## BEGIN Data provided

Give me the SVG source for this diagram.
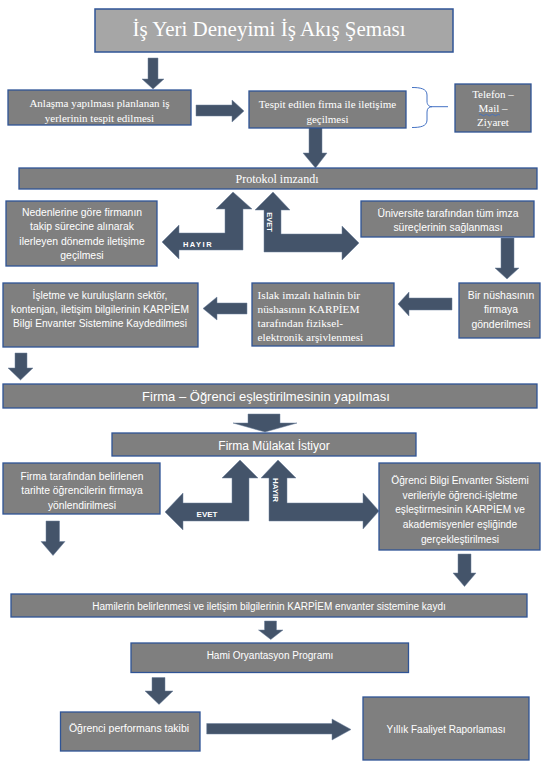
<svg xmlns="http://www.w3.org/2000/svg" width="542" height="762" viewBox="0 0 542 762">
<style>
.box{fill:#7f7f7f;stroke:#2f5496;stroke-width:1.3}
.title{fill:#a6a6a6;stroke:#2f5496;stroke-width:1.5}
.arrow{fill:#44546a;stroke:#6d819f;stroke-width:0.5}
.serif{font-family:"Liberation Serif","Times New Roman",serif;fill:#ffffff}
.sans{font-family:"Liberation Sans",Arial,sans-serif;fill:#ffffff}
.lbl{font-family:"Liberation Sans",Arial,sans-serif;fill:#ffffff;font-weight:bold}
</style>
<rect width="542" height="762" fill="#ffffff"/>

<g id="connectors">
  <polygon class="arrow" points="148,58 158,58 158,79 164,79 153,89 142,79 148,79"/>
  <polygon class="arrow" points="196,105 232,105 232,100 244,111 232,122 232,116 196,116"/>
  <polygon class="arrow" points="309,127 322,127 322,153 327,153 315.5,168 303,153 309,153"/>
  <path d="M412,87.5 C420,87.5 427,88.5 427,95 L427,101 C427,105 429,106.7 432,106.7 L448,106.7 M432,106.7 C429,106.7 427,108.5 427,112 L427,120 C427,126.5 420,127.5 412,127.5" fill="none" stroke="#4472c4" stroke-width="1"/>
  <g id="split1-hayir">
    <polygon class="arrow" points="233,192 252,209 243,209 243,250 179,250 179,259 162,242 179,225 179,233 225,233 225,209 216,209"/>
    <text class="lbl" x="198" y="247" font-size="7.5" letter-spacing="1.5" text-anchor="middle">HAYIR</text>
  </g>
  <g id="split1-evet">
    <polygon class="arrow" points="273,192 290,210 281,210 281,234 342,234 342,226 359,243 342,260 342,252 264,252 264,210 255,210"/>
    <text class="lbl" font-size="7.5" text-anchor="middle" transform="translate(270,222) rotate(90)" y="2.7">EVET</text>
  </g>
  <polygon class="arrow" points="501,238 514,238 514,268 519,268 507,279 495,268 501,268"/>
  <polygon class="arrow" points="452,298 452,310 409,310 409,316 398,304 409,292 409,298"/>
  <polygon class="arrow" points="247,303 247,314 217,314 217,320 203,308.5 217,297 217,303"/>
  <polygon class="arrow" points="15,353 27,353 27,368 33,368 20.5,380 8,368 15,368"/>
  <polygon class="arrow" points="248,414 280,414 280,423 297,423 265,432 233,423 248,423"/>
  <g id="split2-evet">
    <polygon class="arrow" points="240,460 258,478 249,478 249,521 183,521 183,530 165,512 183,493 183,503 232,503 232,478 222,478"/>
    <text class="lbl" x="207" y="517" font-size="8" text-anchor="middle">EVET</text>
  </g>
  <g id="split2-hayir">
    <polygon class="arrow" points="278,460 296,478 287,478 287,503 363,503 363,493 379,511 363,529 363,521 269,521 269,478 261,478"/>
    <text class="lbl" font-size="8" text-anchor="middle" transform="translate(276,490) rotate(90)" y="2.9">HAYIR</text>
  </g>
  <polygon class="arrow" points="46,521 59.5,521 59.5,541.5 65,541.5 53,555.5 41,541.5 46,541.5"/>
  <polygon class="arrow" points="458,554 471,554 471,573 476,573 464.5,586.5 453,573 458,573"/>
  <polygon class="arrow" points="264.5,621 276.5,621 276.5,630 283,630 270.75,639.5 258.5,630 264.5,630"/>
  <polygon class="arrow" points="152,677.5 165,677.5 165,691 173,691 159,704.4 145,691 152,691"/>
  <polygon class="arrow" points="206.7,723.5 332,723.5 332,719 351,729.5 332,740 332,734 206.7,734"/>
</g>

<g id="title">
  <rect class="title" x="95" y="9" width="358" height="43"/>
  <text class="serif" x="269" y="35.5" font-size="21" text-anchor="middle">İş Yeri Deneyimi İş Akış Şeması</text>
</g>

<g id="n-anlasma">
  <rect class="box" x="8" y="90" width="183" height="35"/>
  <text class="serif" font-size="11" text-anchor="middle"><tspan x="99.5" y="106.5">Anlaşma yapılması planlanan iş</tspan><tspan x="99.5" y="121.5">yerlerinin tespit edilmesi</tspan></text>
</g>

<g id="n-tespit">
  <rect class="box" x="249" y="91" width="157" height="37"/>
  <text class="serif" font-size="11" text-anchor="middle"><tspan x="327.5" y="108">Tespit edilen firma ile iletişime</tspan><tspan x="327.5" y="123">geçilmesi</tspan></text>
</g>

<g id="n-telefon">
  <rect class="box" x="455" y="84" width="76" height="48"/>
  <text class="serif" font-size="11" text-anchor="middle"><tspan x="493" y="98">Telefon –</tspan><tspan x="493" y="112">Mail –</tspan><tspan x="493" y="126">Ziyaret</tspan></text>
  <path d="M479,115 q1.5,-1.5 3,0 t3,0 t3,0 t3,0 t3,0 t3,0 t3,0" fill="none" stroke="#4472c4" stroke-width="0.9"/>
</g>

<g id="n-protokol">
  <rect class="box" x="19" y="168" width="518" height="21"/>
  <text class="serif" x="277" y="183" font-size="12" text-anchor="middle">Protokol imzandı</text>
</g>

<g id="n-nedenlerine">
  <rect class="box" x="6" y="201" width="151" height="65"/>
  <text class="sans" font-size="10.4" text-anchor="middle"><tspan x="82" y="215.5">Nedenlerine göre firmanın</tspan><tspan x="82" y="230">takip sürecine alınarak</tspan><tspan x="82" y="244.5">ilerleyen dönemde iletişime</tspan><tspan x="82" y="259">geçilmesi</tspan></text>
</g>

<g id="n-universite">
  <rect class="box" x="361" y="201" width="173" height="36"/>
  <text class="sans" font-size="10.4" text-anchor="middle"><tspan x="448" y="216.5">Üniversite tarafından tüm imza</tspan><tspan x="448" y="230.5">süreçlerinin sağlanması</tspan></text>
</g>

<g id="n-birnusha">
  <rect class="box" x="459" y="283" width="81" height="55"/>
  <text class="sans" font-size="10.4" text-anchor="middle"><tspan x="501" y="298.5">Bir nüshasının</tspan><tspan x="501" y="313">firmaya</tspan><tspan x="501" y="327.5">gönderilmesi</tspan></text>
</g>

<g id="n-islak">
  <rect class="box" x="252" y="283" width="142" height="63"/>
  <text class="serif" font-size="11.3"><tspan x="257.5" y="298.5">Islak imzalı halinin bir</tspan><tspan x="257.5" y="312.5">nüshasının KARPİEM</tspan><tspan x="257.5" y="326.5">tarafından fiziksel-</tspan><tspan x="257.5" y="340.5">elektronik arşivlenmesi</tspan></text>
</g>

<g id="n-isletme">
  <rect class="box" x="3" y="283" width="195" height="64"/>
  <text class="sans" font-size="10.2" text-anchor="middle"><tspan x="100" y="298.5">İşletme ve kuruluşların sektör,</tspan><tspan x="100" y="312.5">kontenjan, iletişim bilgilerinin KARPİEM</tspan><tspan x="100" y="326.5">Bilgi Envanter Sistemine Kaydedilmesi</tspan></text>
</g>

<g id="n-eslestirme">
  <rect class="box" x="3" y="384" width="534" height="24"/>
  <text class="sans" x="266" y="401" font-size="13" text-anchor="middle">Firma – Öğrenci eşleştirilmesinin yapılması</text>
</g>

<g id="n-mulakat">
  <rect class="box" x="112" y="433" width="304" height="23"/>
  <text class="sans" x="274" y="449.5" font-size="12" text-anchor="middle">Firma Mülakat İstiyor</text>
</g>

<g id="n-firmatarafindan">
  <rect class="box" x="3" y="463" width="157" height="51"/>
  <text class="sans" font-size="10.3" text-anchor="middle"><tspan x="82" y="479.5">Firma tarafından belirlenen</tspan><tspan x="82" y="494">tarihte öğrencilerin firmaya</tspan><tspan x="82" y="508.5">yönlendirilmesi</tspan></text>
</g>

<g id="n-ogrencibilgi">
  <rect class="box" x="379" y="463" width="161" height="87"/>
  <text class="sans" font-size="10.2" text-anchor="middle"><tspan x="460" y="483.5">Öğrenci Bilgi Envanter Sistemi</tspan><tspan x="460" y="498.5">verileriyle öğrenci-işletme</tspan><tspan x="460" y="513">eşleştirmesinin KARPİEM ve</tspan><tspan x="460" y="528">akademisyenler eşliğinde</tspan><tspan x="460" y="543">gerçekleştirilmesi</tspan></text>
</g>

<g id="n-hamilerin">
  <rect class="box" x="11" y="594" width="516" height="23"/>
  <text class="sans" x="269" y="609.5" font-size="10" text-anchor="middle">Hamilerin belirlenmesi ve iletişim bilgilerinin KARPİEM envanter sistemine kaydı</text>
</g>

<g id="n-hami">
  <rect class="box" x="131" y="643" width="277.5" height="29.5"/>
  <text class="sans" x="270" y="658.5" font-size="10" text-anchor="middle">Hami Oryantasyon Programı</text>
</g>

<g id="n-performans">
  <rect class="box" x="60.5" y="712" width="139.5" height="39"/>
  <text class="sans" x="129" y="731.5" font-size="10.5" text-anchor="middle">Öğrenci performans takibi</text>
</g>

<g id="n-yillik">
  <rect class="box" x="363" y="697" width="166" height="63"/>
  <text class="sans" x="446" y="732.5" font-size="10" text-anchor="middle">Yıllık Faaliyet Raporlaması</text>
</g>
</svg>
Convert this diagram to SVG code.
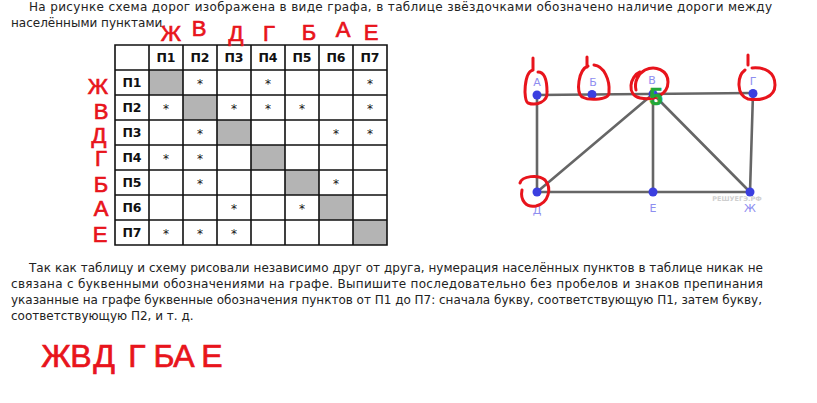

## END Data provided

The task:
Copy down every line of the material above that includes the string "this".

Reply:
Give me the SVG source for this diagram.
Convert this diagram to SVG code.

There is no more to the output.